All I can focus on is the stifling heat, contained in size but apocalyptic in intensity, a catastrophe in a
n invisible tube. It blows itself out in one dizzying cascade of fire, burbling napalm that rains down on the floor and pockmarks the linoleum and then vanishes just as quickly as it appears.
Everything goes deadly silent. Even though the scorched floor still steams ominously, we can all see John is gone.
He's not the only one.
Somebody whimpers. It might be me or Dad or Morris, but I suspect it's Mom and I just can't look. I may not get along with Mom, but something about the slim chance it might be my selfish unsentimental mother sobbing over anything cracks something inside me.

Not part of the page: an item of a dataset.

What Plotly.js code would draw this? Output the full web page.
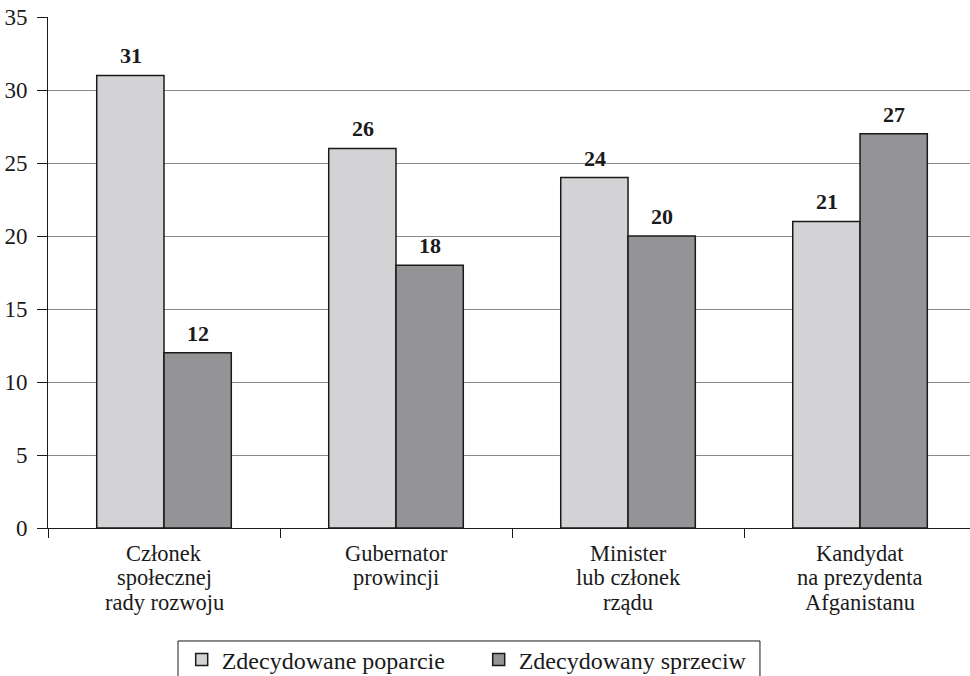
<!DOCTYPE html>
<html>
<head>
<meta charset="utf-8">
<script src="https://cdn.plot.ly/plotly-3.0.1.min.js"></script>
<style>html,body{margin:0;padding:0;background:#fff;overflow:hidden;}#chart{width:970px;height:690px;}</style>
</head>
<body>
<div id="chart"></div>
<script>
const categories = [
  "Członek<br>społecznej<br>rady rozwoju",
  "Gubernator<br>prowincji",
  "Minister<br>lub członek<br>rządu",
  "Kandydat<br>na prezydenta<br>Afganistanu"
];
const seriesNames = ["Zdecydowane poparcie", "Zdecydowany sprzeciw"];
const support = [31, 26, 24, 21];
const opposition = [12, 18, 20, 27];
const yTicks = [0, 5, 10, 15, 20, 25, 30, 35];

const font = "Liberation Serif";
const ink = "#1a1a1a";
const colors = ["#d3d3d5", "#949497"];

const traces = [support, opposition].map((vals, i) => ({
  type: "bar",
  name: seriesNames[i],
  x: categories,
  y: vals,
  marker: {color: colors[i], line: {color: ink, width: 1.5}},
  hoverinfo: "skip"
}));

const annotations = [];
// value labels above bars
[support, opposition].forEach((vals, i) => {
  vals.forEach((v, j) => {
    annotations.push({
      x: categories[j], y: v, xref: "x", yref: "y",
      text: "<b>" + v + "</b>", showarrow: false,
      xshift: i === 0 ? -33.5 : 33.5, yshift: 5, yanchor: "bottom",
      font: {family: font, size: 22, color: ink}
    });
  });
});
// category labels, one annotation per line for tight line spacing
categories.forEach((c) => {
  c.split("<br>").forEach((line, k) => {
    annotations.push({
      x: c, y: 0, xref: "x", yref: "y",
      text: line, showarrow: false, borderpad: 0,
      yanchor: "middle", yshift: -(25 + k * 24.5),
      font: {family: font, size: 22.5, color: ink}
    });
  });
});

const layout = {
  width: 970, height: 690,
  margin: {l: 48, r: 0, t: 17, b: 162},
  paper_bgcolor: "#fff", plot_bgcolor: "#fff",
  font: {family: font, size: 23, color: ink},
  barmode: "group",
  bargap: 0.42,
  bargroupgap: 0,
  xaxis: {
    type: "category",
    range: [-0.5, 3.474],
    showline: true, linecolor: ink, linewidth: 1,
    ticks: "outside", tickson: "boundaries", ticklen: 9, tickcolor: ink,
    showticklabels: false,
    showgrid: false, zeroline: false, fixedrange: true, automargin: false
  },
  yaxis: {
    range: [0, 35],
    tickvals: yTicks,
    ticktext: yTicks.map(String),
    showline: true, linecolor: ink, linewidth: 1,
    ticks: "outside", ticklen: 10, tickcolor: ink,
    ticklabelstandoff: 5,
    tickfont: {family: font, size: 23, color: ink},
    showgrid: true, gridcolor: "#8a8a8a", gridwidth: 1,
    zeroline: false, fixedrange: true, automargin: false
  },
  showlegend: true,
  legend: {
    orientation: "h",
    x: 0.145, xanchor: "left",
    y: -0.214, yanchor: "top",
    borderwidth: 0, bgcolor: "rgba(0,0,0,0)",
    font: {family: font, size: 24, color: ink},
    traceorder: "normal",
    entrywidthmode: "pixels",
    entrywidth: 252,
    itemwidth: 30
  },
  shapes: [{
    type: "rect", xref: "paper", yref: "paper",
    x0: 0.141, x1: 0.7722, y0: -0.2211, y1: -0.32,
    line: {color: ink, width: 1}, fillcolor: "rgba(0,0,0,0)", layer: "above"
  }],
  annotations: annotations
};

Plotly.newPlot("chart", traces, layout, {displayModeBar: false, staticPlot: true});
</script>
</body>
</html>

Nothing exists in the cold empty space where my brother stood only a moment ago.
Nothing at all.
26.
An entire week passes before I can drag myself out of the house again.
The first night back home is a nauseating blur. I vaguely recall waking the following morning in the same dress I'd worn to the morgue, curled up on my bed in an uncomfortable ball on top of the comforter. I think I slept. I might have just passed out, wrung dry of emotion with makeup smeared across my face.
I could swear I cried myself to sleep, but the memory feels like a hopeful lie.
Waking up on that second day, I debate leaving the blissful silence of my apartment for only a few short minutes before unplugging the TV and shutting off my phone. Secreting myself away in the restful cocoon of my apartment sounds like far too appealing an option to give up, at least for the moment. It's either that, or I can get all gussied up and spit-shined, my hair glossy and perfectly coiffed, my favorite tattoo-print halter dress pressed and dry-cleaned and skimming over my hips. I can step out the front door and into the bustling encampment of anxious reporters huddling around my front door, and I can let them assault me with inquiries about Graham's death or, worse yet, appallingly detailed questions about my father's sex life so uncomfortably invasive I'll go hysterically deaf in self-defense.
Since I'm fairly positive I can't handle dealing with a physical disability brought on by curious members of the media badgering me about when I'm going to start calling Morris Daddy, becoming a hermit presents itself as a much more appealing option.